Para vivir la escuela
Se ha escrito mucha literatura sobre temáticas relacionadas a la escuela, pero siempre la mejor es aquella que escribe uno mismo con su propia historia. Así, el colegio, sobre todo en sus últimos años, debe ser una de las experiencias más conmovedoras que recordamos cuando ya somos adultos. Es una suerte de nostalgia que nos devuelve a esos años. Viajamos en el tiempo. Entonces regresamos por esos mismos lugares donde caminábamos cuando teníamos trece, catorce o quince años, cuando todo era más fácil, cuando las preocupaciones se deslizaban por columpios infinitos y nunca nos inquietaban. Eran años buenos, a pesar de todo.
Volver a la escuela después de tanto tiempo es estar sentado en esa misma carpeta de colegio nacional, esa donde apenas cabíamos dos y que incluían las anotaciones de los exámenes que nos exigían memorizar. Luchábamos contra eso, tímidamente quizás, porque mucho no podía pedirse en esa época aún impositiva. Esa fue la educación que recibimos sin objetar, pues mucho no había para poder elegir.
Esta semana, al volver a ese colegio de paredes marchitas por el tiempo, entendí que los mejores años quedaron allá, en ese patio abrupto y esas paredes azules pintadas con lapiceros de colores. Así eran las escuelas públicas de entonces, y nosotros aprendimos a convivir con ellas, sin recelos, sin miedos, sin objeciones. Eso era, quizás, lo que nos hacía fuertes, porque habíamos escuchado alguna vez que solo la educación eliminaría todos los problemas sociales, aunque así, como era la educación que recibíamos, poca o ninguna esperanza cabía en cada uno de esos adolescentes a fines de los 90.

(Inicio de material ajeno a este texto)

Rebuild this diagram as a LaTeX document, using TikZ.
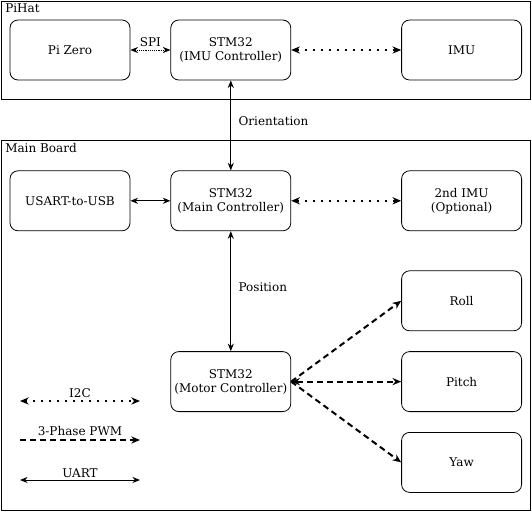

En su libro Vivir para contarla, Gabriel García Márquez escribe: “Deserté de la universidad, con la ilusión temeraria de vivir del periodismo y la literatura sin necesidad de aprenderlos, animado por una frase que creo haber leído en Bernard Shaw: ‘Desde muy niño tuve que interrumpir mi educación para ir a la escuela’”. Sin embargo, la cuestión va más allá de solo un espacio para vivir académicamente la vida que no podemos realizar solos. Hay un ingrediente mucho más rico y mucho más vivo. Es ese sentimiento de volver en el tiempo y estar ahí, en el patio, parado frente al busto de Miguel Grau, como cuando formábamos en la secundaria, todos los lunes, sin falta, mientras decidíamos un destino incierto. Han pasado muchos años. Para vivir la escuela, precisamente, es necesario retornar a esos años nuevamente.